In 2020, such an episode would never air. And that is because the first generation who didn’t go out to play have grown up to become clones of Mary Whitehouse. The new puritans.
I am not new to outrage. There was fury on the part of some when we first released Father Ted but the executives we had were made of strong stuff and ignored the attacks. The same goes for The IT Crowd, Brass Eye, Black Books, and I guess a few comedies I haven’t worked on.
I’m worried we’re entering an era of pre-chewed, prissy art that offends no one. But it’s not comedy writers who are the victims of all this: it is women who are the real casualties.
Gender ideology is a disaster for women. They are expected to make room for men in their changing rooms and their safe spaces.

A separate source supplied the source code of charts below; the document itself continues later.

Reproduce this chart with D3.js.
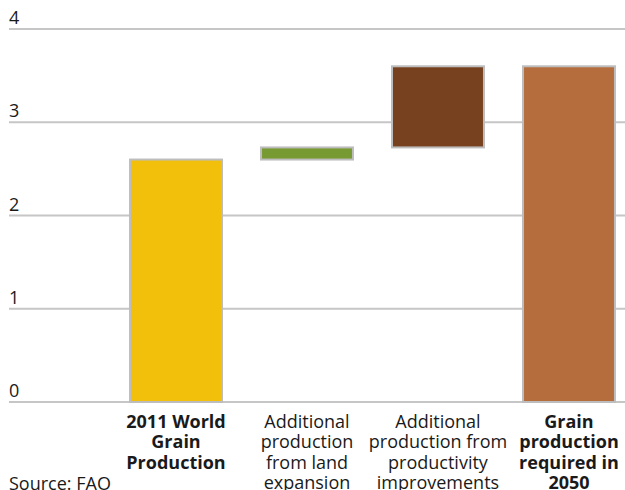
<!DOCTYPE html>
<html>
<head>
<meta charset="utf-8">
<script src="https://cdn.jsdelivr.net/npm/d3@7"></script>
<style>
  html, body { margin: 0; padding: 0; background: #fff; }
  svg { display: block; }
  text { font-family: "Open Sans", sans-serif; font-size: 18px; fill: #1a1a1a; }
</style>
</head>
<body>
<svg id="chart" width="625" height="490"></svg>
<script>
// Grain production waterfall (billion tonnes)
const categories = [
  "2011 World Grain Production",
  "Additional production from land expansion",
  "Additional production from productivity improvements",
  "Grain production required in 2050"
];
const labelLines = [
  ["2011 World", "Grain", "Production"],
  ["Additional", "production", "from land", "expansion"],
  ["Additional", "production from", "productivity", "improvements"],
  ["Grain", "production", "required in", "2050"]
];
const values = [2.6, 0.13, 0.87, 3.6];
const kinds = ["total", "step", "step", "total"];
const colors = ["#F2C00B", "#789A32", "#77411F", "#B56D3E"];
const yTicks = [0, 1, 2, 3, 4];
const sourceText = "Source: FAO";

// Build floating segments: totals start at zero, steps start at the running sum
let running = 0;
const segments = categories.map((c, i) => {
  let lo, hi;
  if (kinds[i] === "total") { lo = 0; hi = values[i]; running = values[i]; }
  else { lo = running; hi = running + values[i]; running = hi; }
  return { cat: c, lo, hi, color: colors[i], lines: labelLines[i], bold: kinds[i] === "total" };
});

const svg = d3.select("#chart");

const x = d3.scaleBand()
  .domain(categories)
  .range([91, 654])
  .paddingInner(0.298)
  .paddingOuter(0.298);

const y = d3.scaleLinear().domain([0, 4]).range([402, 29]);

// Horizontal gridlines with tick numbers above them
const grid = svg.append("g");
grid.selectAll("line")
  .data(yTicks)
  .join("line")
  .attr("x1", 9).attr("x2", 625)
  .attr("y1", d => y(d)).attr("y2", d => y(d))
  .attr("stroke", "#c6c6c6")
  .attr("stroke-width", 2);
grid.selectAll("text")
  .data(yTicks)
  .join("text")
  .attr("x", 9)
  .attr("y", d => y(d) - 5)
  .text(d => d);

// Bars
svg.append("g").selectAll("rect")
  .data(segments)
  .join("rect")
  .attr("x", d => x(d.cat))
  .attr("width", x.bandwidth())
  .attr("y", d => y(d.hi))
  .attr("height", d => y(d.lo) - y(d.hi))
  .attr("fill", d => d.color)
  .attr("stroke", "#bdbdbd")
  .attr("stroke-width", 2);

// Category labels below the axis
const lab = svg.append("g").selectAll("text")
  .data(segments)
  .join("text")
  .attr("text-anchor", "middle")
  .attr("font-weight", d => d.bold ? 700 : 400)
  .attr("x", d => x(d.cat) + x.bandwidth() / 2)
  .attr("y", 427.5);
lab.selectAll("tspan")
  .data(d => d.lines.map(t => ({ t, cx: x(d.cat) + x.bandwidth() / 2 })))
  .join("tspan")
  .attr("x", d => d.cx)
  .attr("dy", (d, i) => i === 0 ? 0 : 20.5)
  .text(d => d.t);

// Source note
svg.append("text")
  .attr("x", 9)
  .attr("y", 490)
  .text(sourceText);
</script>
</body>
</html>
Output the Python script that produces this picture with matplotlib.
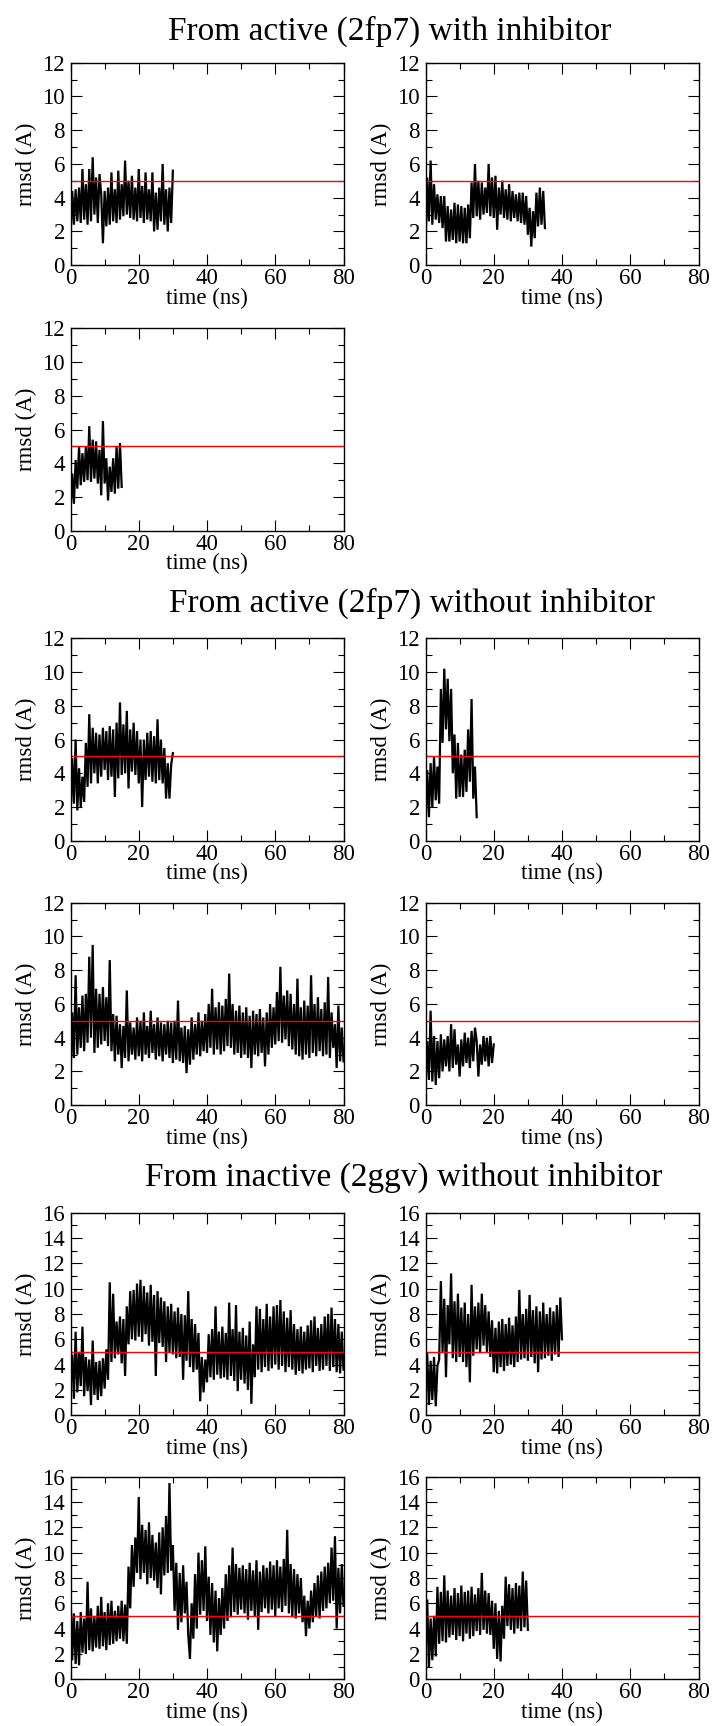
import numpy as np
import matplotlib
matplotlib.use("Agg")
import matplotlib.pyplot as plt
from matplotlib.ticker import MultipleLocator

plt.rcParams['font.family'] = ['Liberation Serif', 'DejaVu Serif']

STEP = 0.5  # ns between read-off samples
CUTOFF = 5.0

titles = ["From active (2fp7) with inhibitor",
          "From active (2fp7) without inhibitor",
          "From inactive (2ggv) without inhibitor"]
ymax = [12, 12, 16]

# group 1: active with inhibitor
g1_a = [1.6, 4.4, 2.4, 4.5, 2.6, 4.6, 2.5, 5.7, 2.7, 4.8,
        2.4, 5.7, 2.6, 6.4, 3.0, 5.2, 2.5, 5.4, 4.2, 1.3,
        4.4, 2.3, 4.6, 2.4, 5.5, 2.6, 4.5, 2.5, 5.6, 2.7,
        4.8, 2.9, 6.2, 3.0, 5.0, 2.8, 5.3, 2.7, 4.6, 2.6,
        5.7, 2.8, 4.7, 2.5, 5.5, 2.7, 4.5, 2.6, 5.5, 2.0,
        4.3, 2.1, 4.6, 2.6, 6.0, 2.4, 4.5, 2.0, 4.6, 2.5,
        5.6]
g1_b = [0.9, 5.2, 2.6, 6.2, 2.4, 4.8, 2.7, 4.2, 2.5, 4.1,
        2.2, 4.1, 1.4, 3.5, 1.4, 3.3, 1.5, 3.7, 1.3, 3.6,
        1.4, 3.5, 1.3, 3.4, 1.3, 3.6, 1.6, 4.9, 2.8, 6.0,
        2.9, 5.0, 2.7, 4.9, 3.0, 4.6, 3.1, 6.0, 2.9, 5.2,
        2.8, 5.3, 2.1, 4.6, 3.0, 5.0, 2.8, 4.5, 2.7, 4.8,
        2.6, 4.4, 2.8, 4.2, 2.6, 4.3, 2.5, 4.3, 2.4, 4.1,
        1.8, 3.4, 1.1, 3.2, 1.6, 4.3, 2.3, 4.6, 2.4, 4.4,
        2.2]
g1_c = [1.1, 3.4, 1.6, 4.2, 2.5, 5.0, 2.7, 4.6, 2.9, 5.0,
        3.0, 6.2, 2.9, 5.4, 3.1, 5.3, 2.8, 4.8, 2.1, 6.5,
        2.8, 4.3, 1.8, 3.8, 2.3, 4.3, 2.2, 5.0, 2.5, 5.2,
        2.6]

# group 2: active without inhibitor
g2_a = [1.3, 4.9, 2.2, 6.0, 1.8, 4.3, 2.0, 3.8, 2.3, 5.8,
        3.2, 7.5, 3.4, 6.7, 4.0, 6.4, 3.4, 6.3, 3.8, 6.7,
        4.2, 6.5, 3.6, 6.8, 3.8, 6.6, 2.6, 7.0, 3.7, 8.2,
        3.9, 6.9, 4.0, 7.7, 3.1, 6.6, 4.1, 7.0, 3.9, 6.5,
        3.4, 6.0, 2.0, 6.0, 3.6, 6.4, 3.8, 6.5, 3.5, 6.2,
        3.4, 7.2, 3.6, 6.0, 3.4, 5.5, 2.5, 4.6, 2.5, 4.5,
        5.2]
g2_b = [0.9, 4.2, 1.4, 4.6, 2.0, 5.0, 2.4, 4.4, 2.2, 9.0,
        5.8, 10.2, 6.6, 9.6, 5.9, 9.0, 4.0, 6.3, 2.5, 5.8,
        2.6, 5.1, 2.6, 5.4, 2.9, 6.6, 3.5, 8.4, 2.5, 4.4,
        1.4]
g2_c = [1.3, 5.5, 2.8, 7.7, 3.0, 5.8, 3.4, 6.5, 3.2, 6.6,
        3.7, 8.8, 4.0, 9.5, 3.1, 6.9, 3.4, 6.6, 3.6, 7.0,
        3.8, 6.4, 3.5, 8.6, 3.2, 5.4, 2.6, 5.3, 3.0, 4.8,
        2.2, 4.7, 2.8, 6.8, 2.6, 4.9, 3.0, 4.6, 2.7, 5.2,
        2.9, 5.0, 2.6, 5.5, 3.0, 4.7, 2.8, 5.6, 3.1, 4.8,
        2.7, 5.2, 2.9, 4.9, 2.6, 4.8, 3.0, 5.0, 2.8, 4.9,
        2.5, 5.0, 2.7, 6.2, 2.6, 4.6, 2.5, 4.7, 1.9, 4.5,
        2.4, 5.2, 2.7, 4.8, 3.0, 5.5, 2.9, 5.0, 3.2, 5.4,
        3.1, 6.0, 3.4, 6.9, 3.0, 5.8, 3.3, 6.1, 3.0, 5.9,
        3.2, 6.3, 3.5, 7.8, 3.4, 6.0, 3.0, 5.6, 3.1, 5.9,
        2.8, 5.5, 3.0, 5.8, 2.8, 5.3, 2.2, 5.6, 3.0, 5.4,
        2.9, 5.7, 3.1, 5.2, 2.3, 5.5, 3.0, 6.0, 3.4, 5.8,
        3.6, 6.7, 3.8, 8.2, 3.7, 6.5, 3.9, 6.8, 3.5, 6.6,
        3.3, 6.0, 3.0, 7.5, 2.9, 5.8, 2.7, 6.2, 3.0, 5.9,
        2.8, 7.7, 3.1, 6.0, 2.9, 6.4, 3.2, 5.7, 2.9, 6.1,
        3.0, 7.6, 2.8, 5.5, 3.4, 4.8, 2.2, 5.9, 2.6, 4.6,
        2.6]
g2_d = [1.0, 3.8, 1.5, 5.6, 1.4, 4.1, 1.2, 3.8, 1.6, 4.2,
        2.0, 3.9, 2.3, 4.1, 2.0, 4.8, 2.2, 4.5, 2.4, 3.6,
        1.7, 3.9, 2.3, 4.3, 2.5, 4.0, 2.2, 4.4, 2.6, 4.6,
        3.8, 1.7, 3.6, 2.4, 4.1, 2.6, 4.0, 2.3, 4.1, 2.5,
        3.6]

# group 3: inactive without inhibitor
g3_a = [3.0, 4.8, 1.3, 6.6, 1.8, 5.0, 2.3, 7.0, 1.5, 4.6,
        1.9, 4.4, 0.8, 5.9, 1.6, 4.2, 1.2, 4.3, 1.5, 4.5,
        2.1, 5.2, 2.8, 10.5, 4.2, 9.6, 4.5, 7.4, 4.8, 7.8,
        4.1, 7.6, 3.1, 8.6, 5.6, 9.8, 6.0, 9.9, 5.9, 10.4,
        6.2, 10.7, 5.8, 10.2, 6.4, 9.7, 5.5, 10.3, 5.8, 9.5,
        3.1, 9.8, 5.7, 9.3, 5.4, 9.0, 4.2, 8.6, 5.0, 8.8,
        4.8, 8.2, 4.5, 8.5, 4.6, 8.0, 2.8, 7.9, 4.3, 9.8,
        3.8, 7.6, 3.4, 7.2, 3.6, 6.5, 1.1, 4.6, 1.8, 4.4,
        2.6, 6.4, 3.0, 6.8, 2.8, 8.6, 3.2, 6.6, 2.9, 7.0,
        3.0, 6.5, 2.8, 8.9, 3.1, 6.8, 2.7, 8.7, 1.9, 6.6,
        2.8, 6.9, 2.5, 6.3, 2.0, 7.4, 0.9, 5.6, 3.0, 8.6,
        3.6, 8.4, 3.4, 7.6, 3.8, 8.8, 3.5, 7.8, 3.7, 8.6,
        4.0, 8.7, 3.6, 9.1, 3.9, 8.2, 3.4, 7.7, 3.8, 8.3,
        3.6, 7.2, 3.2, 6.8, 3.5, 7.0, 3.3, 6.6, 3.6, 7.1,
        3.7, 7.5, 3.4, 7.8, 3.9, 6.9, 3.5, 7.2, 3.6, 7.8,
        3.9, 8.0, 3.5, 8.5, 3.8, 7.6, 3.4, 7.2, 3.3, 6.6,
        3.6]
g3_b = [1.0, 4.9, 0.8, 4.3, 1.2, 4.6, 0.7, 3.9, 4.4, 10.6,
        5.0, 9.2, 3.0, 8.7, 5.6, 11.2, 4.5, 9.0, 4.2, 9.6,
        4.6, 8.5, 4.2, 8.9, 3.8, 8.0, 2.6, 10.3, 4.7, 8.6,
        5.2, 8.9, 4.9, 9.6, 5.5, 8.7, 5.0, 8.2, 4.6, 7.5,
        3.4, 6.9, 3.3, 7.4, 3.8, 7.6, 3.5, 7.2, 3.9, 7.7,
        4.0, 7.1, 3.8, 7.8, 4.2, 9.9, 4.4, 8.0, 4.5, 8.4,
        4.3, 9.5, 4.6, 8.3, 4.1, 8.6, 3.4, 8.2, 4.4, 8.9,
        4.5, 8.0, 4.7, 8.5, 4.3, 8.2, 4.8, 8.7, 4.6, 9.3,
        6.0]
g3_c = [6.9, 1.5, 5.2, 1.2, 4.6, 1.1, 5.3, 2.1, 4.8, 2.0,
        7.7, 2.3, 5.6, 2.2, 5.0, 2.5, 5.8, 2.4, 6.5, 2.6,
        5.3, 2.3, 6.0, 2.7, 6.2, 2.8, 5.4, 3.0, 5.8, 3.2,
        6.2, 3.0, 5.9, 2.8, 8.9, 5.6, 10.6, 7.3, 11.2, 8.4,
        14.4, 7.9, 12.2, 8.4, 11.8, 7.5, 12.4, 8.0, 11.4, 7.8,
        10.8, 7.2, 11.6, 6.7, 12.0, 8.2, 12.9, 8.4, 15.5, 8.6,
        10.6, 5.4, 9.2, 3.9, 8.4, 4.5, 9.0, 5.2, 7.7, 3.5,
        1.6, 6.0, 3.2, 8.3, 4.0, 10.0, 5.1, 9.4, 5.4, 10.5,
        4.6, 8.1, 3.5, 7.6, 2.9, 7.0, 2.2, 6.4, 3.5, 7.2,
        4.0, 8.3, 4.6, 9.0, 4.9, 10.4, 5.3, 9.1, 5.1, 8.8,
        5.5, 9.0, 5.2, 8.7, 4.7, 9.2, 5.4, 8.6, 5.0, 9.4,
        3.9, 8.5, 5.3, 9.0, 5.6, 8.8, 5.2, 9.3, 5.5, 9.0,
        5.0, 9.4, 5.6, 8.9, 5.3, 9.5, 5.8, 11.8, 5.2, 9.1,
        4.9, 8.7, 4.8, 8.3, 5.2, 8.0, 4.5, 6.6, 3.4, 6.2,
        4.0, 7.0, 4.5, 7.6, 5.0, 8.2, 4.8, 8.5, 5.4, 8.9,
        5.6, 9.2, 6.0, 10.4, 6.2, 11.3, 4.0, 8.8, 5.2, 9.1,
        5.8]
g3_d = [2.0, 6.3, 0.9, 4.8, 1.5, 5.0, 1.8, 7.3, 2.8, 6.9,
        3.0, 8.2, 2.9, 7.0, 3.3, 6.6, 3.5, 7.2, 3.1, 6.8,
        3.4, 7.4, 3.0, 6.9, 3.6, 7.0, 3.2, 7.3, 3.4, 6.7,
        3.8, 7.2, 3.5, 8.4, 3.9, 7.0, 3.6, 6.8, 3.5, 6.2,
        2.4, 6.0, 1.6, 5.4, 1.4, 5.8, 3.2, 8.1, 4.2, 7.5,
        3.9, 7.2, 3.6, 7.6, 4.0, 7.4, 3.8, 8.5, 4.1, 7.8,
        3.9]

groups = [[g1_a, g1_b, g1_c],
          [g2_a, g2_b, g2_c, g2_d],
          [g3_a, g3_b, g3_c, g3_d]]

W, H = 712, 1726
fig = plt.figure(figsize=(W / 100, H / 100), dpi=100)

col_left = [70.5, 425.5]
ax_w = 273.0
ax_h = 202.5
row_top = [[62.7, 328.3], [638.3, 902.7], [1212.7, 1476.7]]
title_y = [31, 603, 1177]
title_x = [389.6, 411.6, 403.4]

for g, series in enumerate(groups):
    fig.text(title_x[g] / W, 1 - title_y[g] / H, titles[g],
             ha='center', va='center', fontsize=24)
    for i, vals in enumerate(series):
        r, c = divmod(i, 2)
        top = row_top[g][r]
        ax = fig.add_axes([col_left[c] / W, 1 - (top + ax_h) / H, ax_w / W, ax_h / H])
        t = np.arange(len(vals)) * STEP
        ax.plot(t, vals, color='black', lw=1.6, solid_joinstyle='miter')
        ax.axhline(CUTOFF, color='red', lw=1.0)
        ax.set_xlim(0, 80)
        ax.set_ylim(0, ymax[g])
        ax.xaxis.set_major_locator(MultipleLocator(20))
        ax.xaxis.set_minor_locator(MultipleLocator(10))
        ax.yaxis.set_major_locator(MultipleLocator(2))
        ax.yaxis.set_minor_locator(MultipleLocator(1))
        ax.tick_params(which='both', direction='in', top=True, right=True, width=0.8)
        ax.tick_params(which='major', length=8)
        ax.tick_params(which='minor', length=4.3)
        ax.tick_params(axis='x', pad=2, labelsize=16.5)
        ax.tick_params(axis='y', pad=4, labelsize=16.5)
        for s in ax.spines.values():
            s.set_linewidth(1.0)
        ax.set_xlabel("time (ns)", fontsize=16.5, labelpad=-1)
        ax.set_ylabel("rmsd (A)", fontsize=16.5, labelpad=4)

fig.savefig("out.png", dpi=100)
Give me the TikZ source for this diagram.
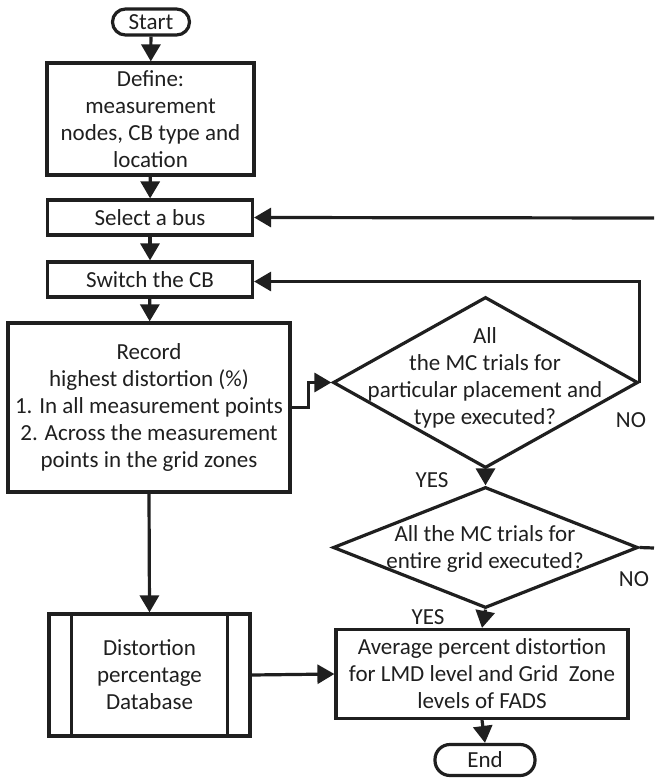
\documentclass[tikz,border=0pt]{standalone}
\usepackage{fontspec}
\setmainfont{Carlito}
\usetikzlibrary{shapes.geometric,arrows.meta,calc}
\begin{document}
\begin{tikzpicture}[x=1pt,y=-1pt,
  every node/.style={font=\fontsize{23}{27}\selectfont, text=black!88},
  ln/.style={line width=3.2pt, draw=black!88},
  arr/.style={ln, -{Triangle[length=17pt,width=19pt]}},
  box/.style={ln, rectangle, inner sep=0pt, align=center},
  term/.style={ln, rectangle, rounded corners=13pt, inner sep=0pt},
  dia/.style={ln, diamond, inner sep=0pt},
  lbl/.style={inner sep=0pt}]
\useasboundingbox (0,0) rectangle (654,779);
% nodes
\node[term, minimum width=77pt, minimum height=26pt] (start) at (151,22) {Start};
\node[box, minimum width=207pt, minimum height=112pt] (def) at (150.5,119) {Define:\\measurement\\nodes, CB type and\\location};
\node[box, minimum width=205pt, minimum height=35pt] (sel) at (150,217.5) {Select a bus};
\node[box, minimum width=205pt, minimum height=35pt] (sw) at (150,279.5) {Switch the CB};
\node[box, minimum width=282pt, minimum height=169pt] (rec) at (149,407.5) {Record\\highest distortion (\%)\\1. In all measurement points\\2. Across the measurement\\points in the grid zones};
\node[dia, minimum width=305pt, minimum height=171pt] (d1) at (485.5,382.5) {};
\node[lbl, align=center] (d1t) at (485,378) {All\\the MC trials for\\particular placement and\\type executed?};
\node[dia, minimum width=305pt, minimum height=121pt] (d2) at (485.5,547.5) {};
\node[lbl, align=center] (d2t) at (485,549) {All the MC trials for\\entire grid executed?};
\node[box, minimum width=201pt, minimum height=122pt] (db) at (149.5,675) {Distortion\\percentage\\Database};
\draw[ln] ($(db.north west)+(24,0)$) -- ($(db.south west)+(24,0)$);
\draw[ln] ($(db.north east)+(-24,0)$) -- ($(db.south east)+(-24,0)$);
\node[box, minimum width=292pt, minimum height=89pt] (avg) at (482,674) {Average percent distortion\\for LMD level and Grid\ \ Zone\\levels of FADS};
\node[term, minimum width=100pt, minimum height=31pt, rounded corners=15pt] (end) at (485,760) {End};
\node[lbl] (no1) at (631,420) {NO};
\node[lbl] (yes1) at (432,480) {YES};
\node[lbl] (no2) at (634,579) {NO};
\node[lbl] (yes2) at (428,617) {YES};
\coordinate (edge1) at (654,218);
\coordinate (edge2) at (654,548);
% connectors
\draw[arr] (start) -- (def);
\draw[arr] (def) -- (sel);
\draw[arr] (sel) -- (sw);
\draw[arr] (sw) -- (rec);
\draw[arr] (rec.east) -- ++(17,0) |- (d1.west);
\draw[arr] (d1.east) |- ($(sw.east)+(0,2)$);
\draw[arr] (d1.south) -- (d2.north);
\draw[ln] (d2.east) -- (edge2);
\draw[arr] (edge1) -- (sel.east);
\draw[arr] (d2.south) -- (avg.north);
\draw[arr] (rec.south) -- (db.north);
\draw[arr] (db.east) -- (avg.west);
\draw[arr] (avg.south) -- (end.north);
\end{tikzpicture}
\end{document}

They are being robbed of the language to describe their reality by unintelligible academic ‘gender experts’, by teenagers encouraging each other online, by parents who are profoundly mistaken, and by well-meaning people who, confused by the ever-changing terminology, still believe they are defending what used to be called transsexuals.
All these forces working together are, whether they know it or not, providing a smokescreen for fetishists, conmen and misogynists to pursue their own agenda.
In years to come, we will look back at this scandal, at the ruined bodies, the confused crime statistics, the weakening of safeguarding and the rollback of women’s rights and wonder how it was left to go on for so long.